Мне это кажется довольно очевидным, поэтому я никогда не пытался вербализовать ответ — примерно как если бы вы меня спросили, как я передвигаю ноги. Ну, наверное, я посылаю сигнал мозгом куда-то вниз…
Меня интересуют люди. Для меня важнее всего найти ту историю, которая будет меня трогать, не разрушив музыкальной и литературной основы, драматургии автора — и если разрушать, то разрушать специальным образом, зная, ради чего и что ты получаешь взамен. Мне хочется рассказывать музыку в жанре реалистического, документального театра, «театра про людей», но оставляя место для маневра за пределы реализма. Пожалуй, это то, ради чего я работаю.
— То есть для вас нет какого-то общетеоретического поля гуманитарного знания, в котором вы видите свою работу, а есть только задача решить конкретный спектакль?
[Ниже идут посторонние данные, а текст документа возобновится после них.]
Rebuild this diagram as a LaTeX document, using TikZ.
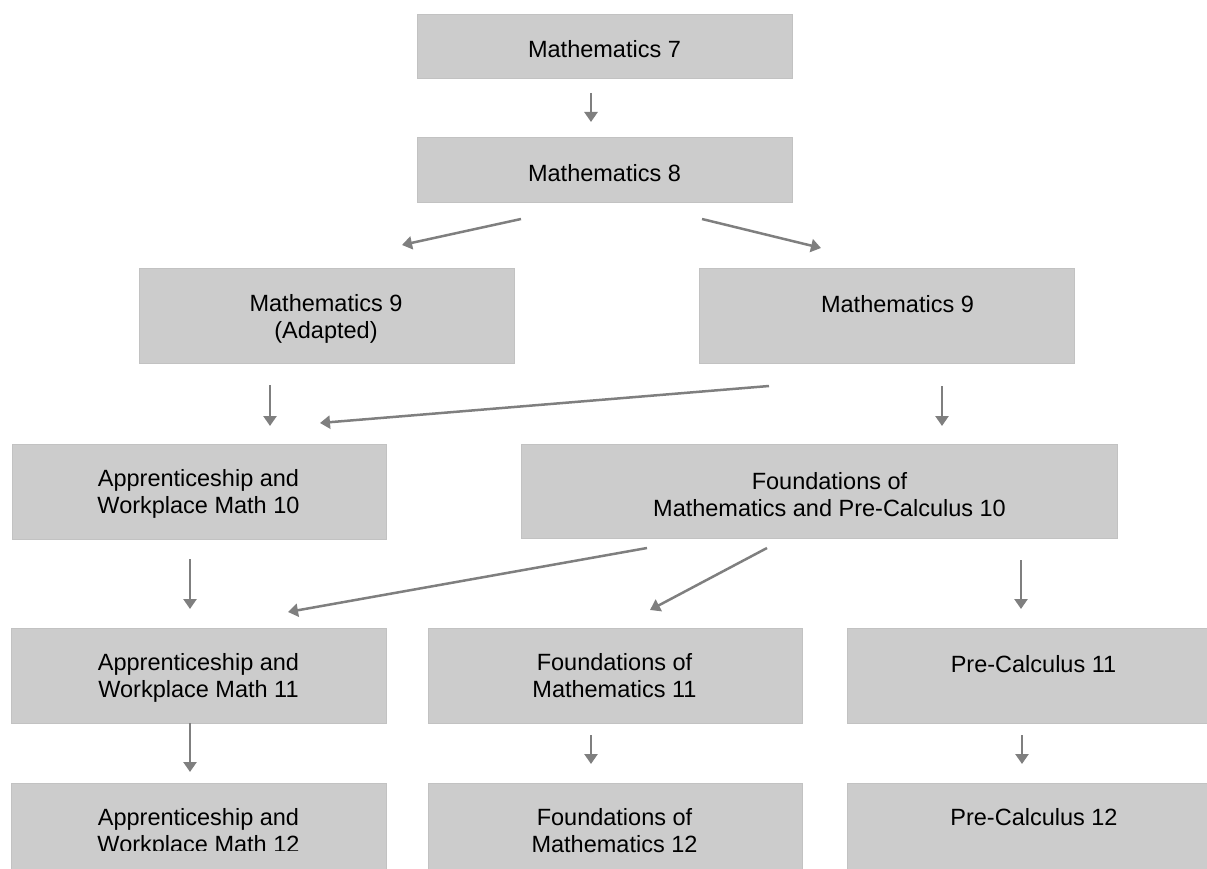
\documentclass[tikz,border=0pt]{standalone}
\usepackage{fontspec}
\setmainfont{Liberation Sans}
\usetikzlibrary{arrows.meta}
\definecolor{boxfill}{HTML}{CCCCCC}
\definecolor{boxline}{HTML}{C2C2C2}
\definecolor{arrcol}{HTML}{7F7F7F}
\begin{document}
\begin{tikzpicture}[x=1pt,y=-1pt,
  box/.style={draw=boxline, fill=boxfill, line width=1pt, inner sep=0pt, minimum height=95pt, minimum width=375pt},
  lbl/.style={font=\fontsize{23.5}{27.7}\selectfont, align=center, inner sep=0pt, anchor=north, text=black},
  arr/.style={draw=arrcol, line width=2.5pt, -{Triangle[width=13pt,length=10pt]}}]
\useasboundingbox (0,0) rectangle (1207,869);
\clip (0,0) rectangle (1207,869);
% boxes
\node[box, minimum height=64pt] (m7) at (604.5,47) {};
\node[box, minimum height=65pt] (m8) at (604.5,170.5) {};
\node[box] (m9a) at (326.5,315.5) {};
\node[box] (m9) at (886.5,315.5) {};
\node[box, minimum width=374pt] (aw10) at (199,491.5) {};
\node[box, minimum width=596pt, minimum height=94pt] (fm10) at (819,491) {};
\node[box] (aw11) at (198.5,675.5) {};
\node[box, minimum width=374pt] (fm11) at (615,675.5) {};
\node[box, minimum width=400pt] (pc11) at (1047,675.5) {};
\node[box, minimum height=110pt] (aw12) at (198.5,838) {};
\node[box, minimum width=374pt, minimum height=110pt] (fm12) at (615,838) {};
\node[box, minimum width=400pt, minimum height=110pt] (pc12) at (1047,838) {};
% labels
\node[lbl] (t7) at (604.5,39) {\rule{0pt}{18pt}Mathematics 7};
\node[lbl] (t8) at (604.5,163) {\rule{0pt}{18pt}Mathematics 8};
\node[lbl] (t9a) at (326,293) {\rule{0pt}{18pt}Mathematics 9\\(Adapted)};
\node[lbl] (t9) at (897.5,294) {\rule{0pt}{18pt}Mathematics 9};
\node[lbl] (taw10) at (198.5,468) {\rule{0pt}{18pt}Apprenticeship and\\Workplace Math 10};
\node[lbl] (tfm10) at (829.5,471) {\rule{0pt}{18pt}Foundations of\\Mathematics and Pre-Calculus 10};
\node[lbl] (taw11) at (198.5,652) {\rule{0pt}{18pt}Apprenticeship and\\Workplace Math 11};
\node[lbl] (tfm11) at (614.5,652) {\rule{0pt}{18pt}Foundations of\\Mathematics 11};
\node[lbl] (tpc11) at (1033.5,654) {\rule{0pt}{18pt}Pre-Calculus 11};
\begin{scope}
\clip (11,783) rectangle (386,850);
\node[lbl] (taw12) at (198.5,807) {\rule{0pt}{18pt}Apprenticeship and\\Workplace Math 12};
\end{scope}
\node[lbl] (tfm12) at (614.5,807) {\rule{0pt}{18pt}Foundations of\\Mathematics 12};
\node[lbl] (tpc12) at (1034,807) {\rule{0pt}{18pt}Pre-Calculus 12};
% arrow end points
\coordinate (a1s) at (591,93);   \coordinate (a1e) at (591,122);
\coordinate (a2s) at (521,219);  \coordinate (a2e) at (402,245);
\coordinate (a3s) at (702,219);  \coordinate (a3e) at (821,248);
\coordinate (a4s) at (270,385);  \coordinate (a4e) at (270,426);
\coordinate (a5s) at (769,386);  \coordinate (a5e) at (320,423);
\coordinate (a6s) at (942,386);  \coordinate (a6e) at (942,426);
\coordinate (a7s) at (190,559);  \coordinate (a7e) at (190,609);
\coordinate (a8s) at (647,548);  \coordinate (a8e) at (288,612);
\coordinate (a9s) at (767,548);  \coordinate (a9e) at (650,610);
\coordinate (a10s) at (1021,560); \coordinate (a10e) at (1021,609);
\coordinate (a11s) at (190,723); \coordinate (a11e) at (190,772);
\coordinate (a12s) at (591,735); \coordinate (a12e) at (591,764);
\coordinate (a13s) at (1022,735); \coordinate (a13e) at (1022,764);
% arrows
\foreach \i in {1,...,13} {\draw[arr] (a\i s) -- (a\i e);}
\end{tikzpicture}
\end{document}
— А разве одно может без другого? Речь же не идет только о решении конкретных сцен в виде неповторимых трюков, которые никто до тебя не делал. Речь либо о вписывании сюжета в произведение, либо о вписывании произведения в тот сюжет, который ты хочешь рассказать. Причем рассказать так, чтобы все сошлось и в музыке, и в либретто.
А само произведение, как и я сам, уже находится в некотором контексте, от нас не зависящем.
— Который в последние два года меняется с бешеной скоростью. Вам не кажется, что ваши спектакли выпадают из времени?
— Актуальность любой театральной работы довольно быстро тухнет, это скоропортящийся продукт. Спектакли как таковые не долгожители, как какой-нибудь кинематограф. Они должны существовать в репертуаре не более лет пяти, ну десяти.
Я говорю даже не о какой-то конкретной, допустим, политической актуальности, когда какое-то событие должно найти немедленное отражение на сцене. Такие локальные вещи всегда очень сиюминутны. Но и когда тебе кажется, что ты рассказываешь какие-то общечеловеческие истории, через какое-то время понимаешь, что у тебя уже нет на них задора.
— Значит, будете перепридумывать проекты, которые перенеслись из-за пандемии?
— Если уж один раз решил что-то важное сказать, то по-другому это делать, наверное, не совсем честно. «Могу так, могу так, а еще вот так могу, если попросите» — ну уж нет.
Иногда еще бывает так, что окружающие события меняют контекст спектакля: сам он не меняется, но смотрится совершенно иначе. Так работает человеческое сознание: внешние факторы меняют не содержание, а восприятие. На многое уже нельзя смотреть по-прежнему. Пересматриваешь то, что казалось остроумным, забавляло, и думаешь: «Какая пошлость! Какое это отношение имеет к сегодняшнему дню? Сжечь и забыть!» Человек меняется, восприятие меняется, и это влияет на все — от сценографии до актерской игры.
— Выходит несовременно?
— Современно все, что происходит сейчас. Это абсолютно лексический вопрос, не теоретический.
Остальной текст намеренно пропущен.